Each x Other’s Art Meets Fashion concept of commoditizing art in wearable form is not a new idea, but apparently the label’s founders, Jenny Mannerheim and Ilan Delouis, have a commercial handle on it. Their fall collection came with a lot of business-driven news: They staged their first runway show at the Palais de Tokyo; hired Masha Gard, formerly of Margiela and Alexander Wang, as head of women’s wear; and started working with Lazar Cuckovic Couture on production.
The artistic collaborators of the season were Robert Montgomery, who composed a melancholy poem about the state of our digital-obsessed society, and the band Liquid Architecture, who performed a new song, “Go Free,” at the show. If the music and poetry set the creative and atmospheric guideposts of the season, it was difficult to see what they had to do with the clothes, which were mainly a lineup of deconstructed takes on suiting done in spare, utilitarian lines.

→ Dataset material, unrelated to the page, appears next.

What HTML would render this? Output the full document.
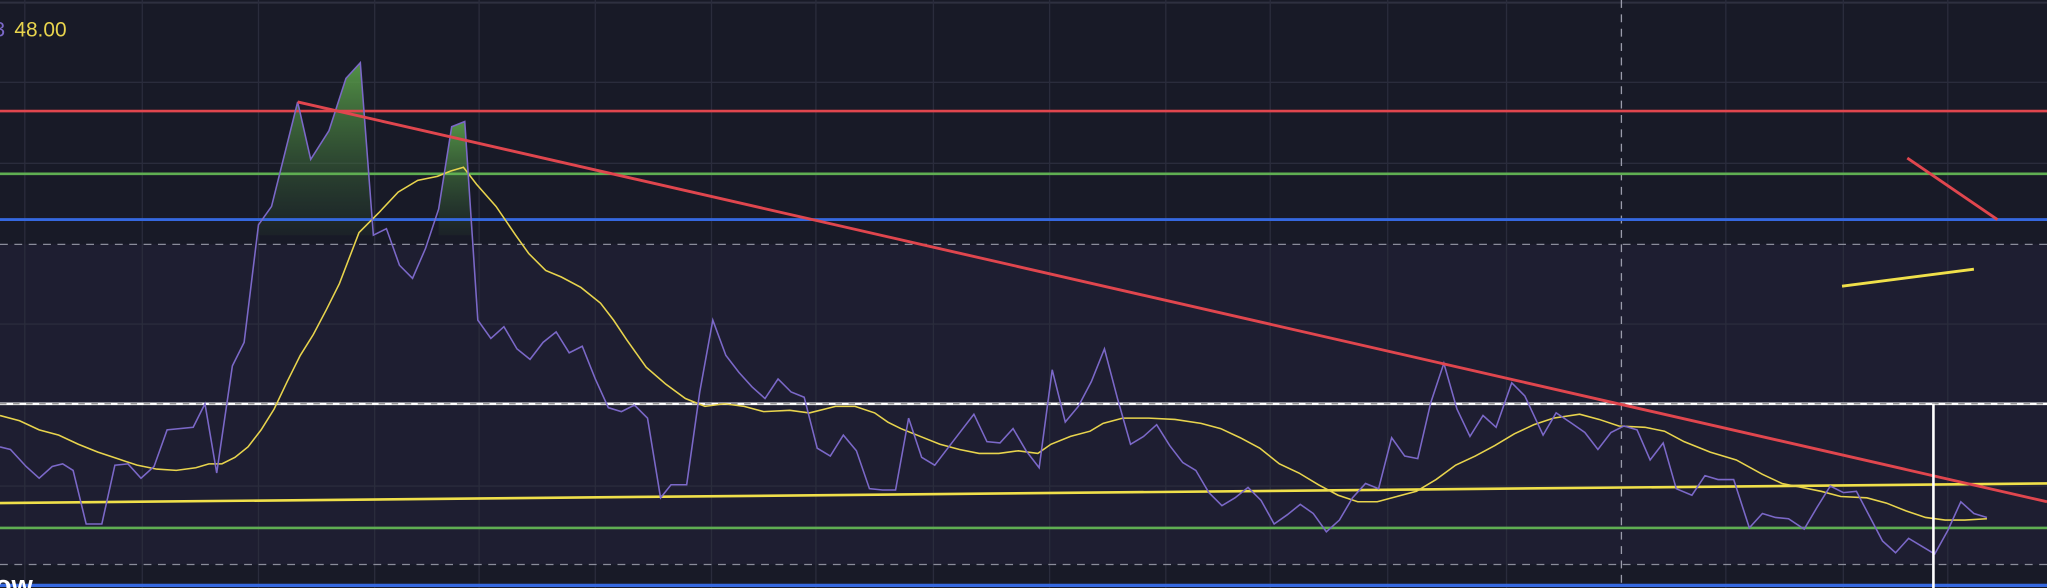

Classic navy pinstripes were rendered as a workwear-inspired jumpsuit and a more feminine halter dress, and herringbone came on a mannish suit and a dégradé print on a nice, long jacket. Black leather motorcycle jackets over silk dresses, and oversize fisherman sweaters with tailored skirts blended with looks that have become routine in the contemporary market. Each x Other will need its artistic essence to stand out.